¿Quién votó en la República Dominicana?

Alrededor de la mitad de la población dominicana no tenía derecho a voto, sea por razones de edad o por tener ese impedimento por otros motivos.

De la mitad que sí podía votar, algo más de la mitad (el 60%) se abstuvo, o se ausentó que diría Castaños Guzmán, presidente de la Junta Central Electoral.

De la mitad que sí acudió a las urnas, casi la mitad invalidó conscientemente su derecho marcando con una “N” la boleta, como una forma de votar por “ninguno”.

De la mitad que sí quiso votar por alguno, la mitad se encontró con que su boleta electoral tenía problemas, como reconoció la propia Junta Central Electoral.

De la mitad que sí votó, la mitad vendió su voto al mejor postor en las mismas puertas de los colegios electorales.

De la mitad que no vendió su voto, aproximadamente la mitad lo cambió por alcohol, operativos médicos, varillas, fundas de comida o electrodomésticos.

De la mitad restante, más que votar, si es que votar es elegir, la mitad apostó la boleta por preservar su cargo.

De la otra mitad, más o menos la mitad canjeó la boleta por mantener su cheque.

De la mitad que queda, algo así como la mitad invirtió la boleta para hacerse con un empleo o con un cheque.

Y cuando ya no queda mitad que dividir, me pregunto… ¿Es verdad que votó Leonel Fernández.

¿Y este es el progreso?

No hay progreso que merezca tal nombre si no responde a la condición de procurar la felicidad de los seres humanos, si no sirve para conducir nuestras conductas y relaciones por caminos de respeto y dignidad.
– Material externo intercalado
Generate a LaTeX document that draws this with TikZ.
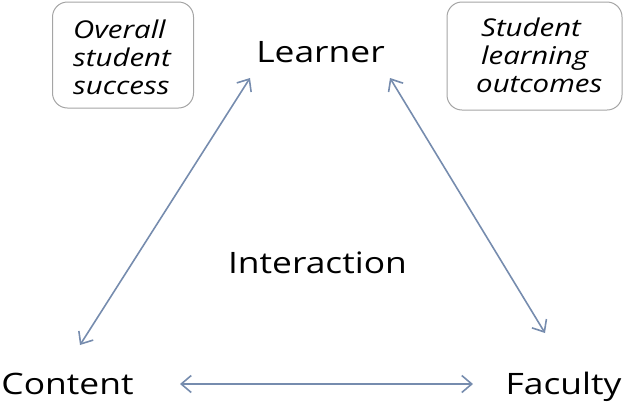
\documentclass[tikz,border=0pt]{standalone}
\usepackage{fontspec}
\setmainfont{Open Sans}[FakeStretch=1.2]
\usetikzlibrary{arrows.meta}
\definecolor{arr}{RGB}{118,140,174}
\definecolor{boxline}{RGB}{165,165,165}
\tikzset{
  lbl/.style={font=\fontsize{29.5}{36}\selectfont, inner sep=0pt, text=black, anchor=base},
  notebox/.style={draw=boxline, line width=1pt, rounded corners=15pt, inner sep=0pt},
  notetext/.style={align=left, font=\fontsize{24.5}{28}\selectfont\itshape, inner sep=0pt, anchor=west},
  link/.style={draw=arr, line width=1.6pt, {Straight Barb[length=10pt,width=17pt]}-{Straight Barb[length=10pt,width=17pt]}}
}
\begin{document}
\begin{tikzpicture}[x=1pt,y=-1pt]
\useasboundingbox (0,0) rectangle (626,402);
\node[lbl] (L) at (320.5,62) {Learner};
\node[lbl] (I) at (317.5,273) {Interaction};
\node[lbl] (C) at (67.5,394) {Content};
\node[lbl] (F) at (563.5,394) {Faculty};
\node[notebox, minimum width=141pt, minimum height=106pt] (b1) at (123,55) {};
\node[notetext] (t1) at (73,57) {Overall\\student\\success};
\node[notebox, minimum width=175pt, minimum height=108pt] (b2) at (534.5,56) {};
\node[notetext] (t2) at (476,55) {\hspace*{5pt}Student\\\hspace*{5pt}learning\\outcomes};
\coordinate (l1) at (250,78);
\coordinate (c1) at (80,345);
\coordinate (l2) at (390,78);
\coordinate (f1) at (545,333);
\coordinate (c2) at (180,384);
\coordinate (f2) at (473,384);
\draw[link] (l1) -- (c1);
\draw[link] (l2) -- (f1);
\draw[link] (c2) -- (f2);
\end{tikzpicture}
\end{document}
Y los tiempos que corren son una patética demostración de que el supuesto progreso que disfrutamos no ha servido para transformarnos en personas más íntegras, más solidarias, más felices.

Muy al contrario, vivimos atrapados en el miedo. En un miedo que, a veces, nos embosca de frente, descarnado y abierto, como se disfraza de cautela o se calza el respeto como excusa o la sensatez como pretexto. Y así aprendemos a callarnos para que otros hablen por nosotros, y resignamos la voz y la palabra para que puedan otros respirar con nuestro aliento y obrar con nuestras manos.

Por eso cada día son más extremas las medidas de seguridad con las que nos aislamos, mientras multiplicamos verjas y candados.

Por eso la calle ha dejado de ser un lugar de encuentro para convertirse en un inevitable riesgo que hay que afrontar de la mejor manera.

Vivimos cautivos de nuestras supuestas libertades, presos de nuestras carencias y esclavos de nuestros bienes, corriendo siempre para llegar antes que el otro a ninguna parte. Sin tiempo para vernos, sin espacios en los que encontrarnos.

De tanto aparentar lo que no somos ya ni siquiera somos lo que aparentamos.

Gracias al pretendido progreso en que vivimos, ese que algunos disfrutan y los demás penamos,  podemos matarnos antes y agonizar más tiempo.

Algún día, las ratas que nos sobrevivan, heredarán nuestro progreso.